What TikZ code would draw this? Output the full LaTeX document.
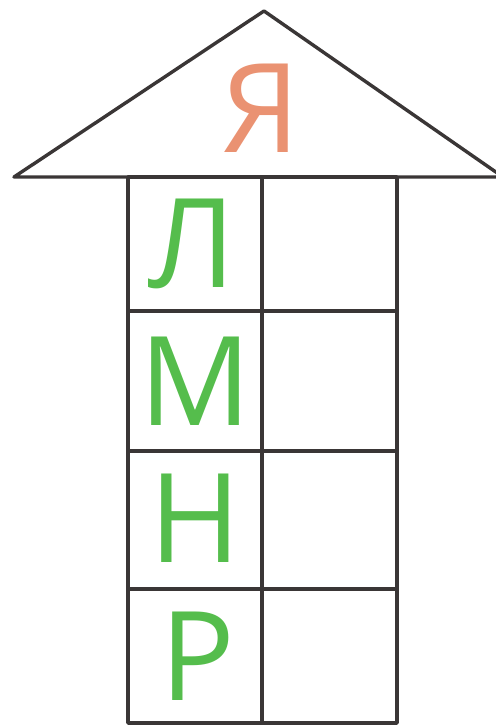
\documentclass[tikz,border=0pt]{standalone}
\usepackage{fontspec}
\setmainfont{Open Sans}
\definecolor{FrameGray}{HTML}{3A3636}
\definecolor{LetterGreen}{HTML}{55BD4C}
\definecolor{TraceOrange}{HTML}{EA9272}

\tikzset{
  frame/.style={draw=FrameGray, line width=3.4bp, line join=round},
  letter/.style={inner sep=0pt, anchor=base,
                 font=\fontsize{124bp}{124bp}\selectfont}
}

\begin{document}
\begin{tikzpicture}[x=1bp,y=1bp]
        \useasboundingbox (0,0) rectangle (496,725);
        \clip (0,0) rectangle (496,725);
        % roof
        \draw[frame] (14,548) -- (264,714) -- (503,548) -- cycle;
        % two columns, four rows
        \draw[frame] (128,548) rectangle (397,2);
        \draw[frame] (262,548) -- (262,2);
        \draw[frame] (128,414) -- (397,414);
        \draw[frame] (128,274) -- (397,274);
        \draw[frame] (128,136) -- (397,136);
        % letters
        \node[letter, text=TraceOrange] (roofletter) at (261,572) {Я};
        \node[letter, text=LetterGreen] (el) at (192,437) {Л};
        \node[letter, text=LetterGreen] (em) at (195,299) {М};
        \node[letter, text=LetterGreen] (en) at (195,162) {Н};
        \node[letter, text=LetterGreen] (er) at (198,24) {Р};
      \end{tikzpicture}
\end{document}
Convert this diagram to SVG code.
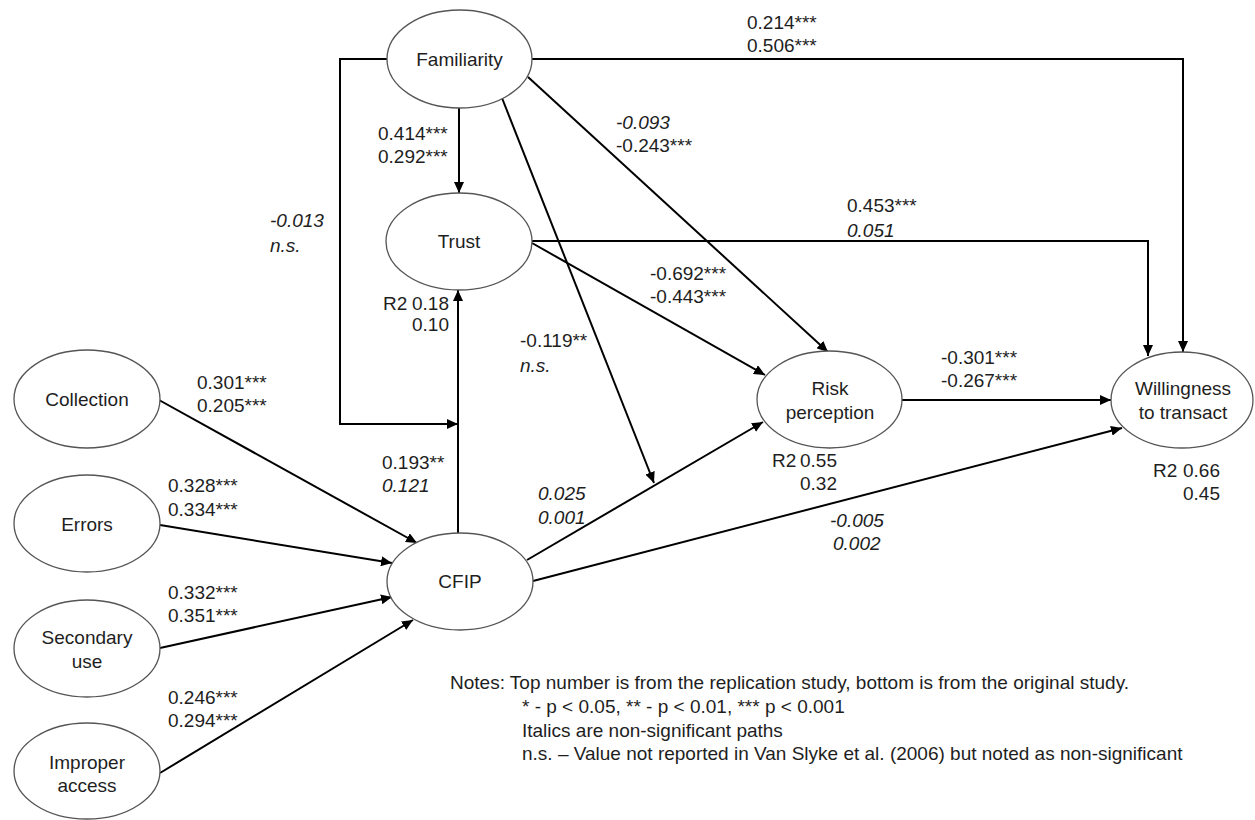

• WHAT THIS TASK INVOLVES
Transcribe all the data word for word; the images stay out.

• EXERCISE RESPONSE
What TikZ code would draw this? Output the full LaTeX document.
\documentclass[tikz,border=0pt]{standalone}
\usepackage{fontspec}
\setmainfont{Open Sans}
\definecolor{FrameGray}{HTML}{3A3636}
\definecolor{LetterGreen}{HTML}{55BD4C}
\definecolor{TraceOrange}{HTML}{EA9272}

\tikzset{
  frame/.style={draw=FrameGray, line width=3.4bp, line join=round},
  letter/.style={inner sep=0pt, anchor=base,
                 font=\fontsize{124bp}{124bp}\selectfont}
}

\begin{document}
\begin{tikzpicture}[x=1bp,y=1bp]
        \useasboundingbox (0,0) rectangle (496,725);
        \clip (0,0) rectangle (496,725);
        % roof
        \draw[frame] (14,548) -- (264,714) -- (503,548) -- cycle;
        % two columns, four rows
        \draw[frame] (128,548) rectangle (397,2);
        \draw[frame] (262,548) -- (262,2);
        \draw[frame] (128,414) -- (397,414);
        \draw[frame] (128,274) -- (397,274);
        \draw[frame] (128,136) -- (397,136);
        % letters
        \node[letter, text=TraceOrange] (roofletter) at (261,572) {Я};
        \node[letter, text=LetterGreen] (el) at (192,437) {Л};
        \node[letter, text=LetterGreen] (em) at (195,299) {М};
        \node[letter, text=LetterGreen] (en) at (195,162) {Н};
        \node[letter, text=LetterGreen] (er) at (198,24) {Р};
      \end{tikzpicture}
\end{document}
Convert this diagram to SVG code.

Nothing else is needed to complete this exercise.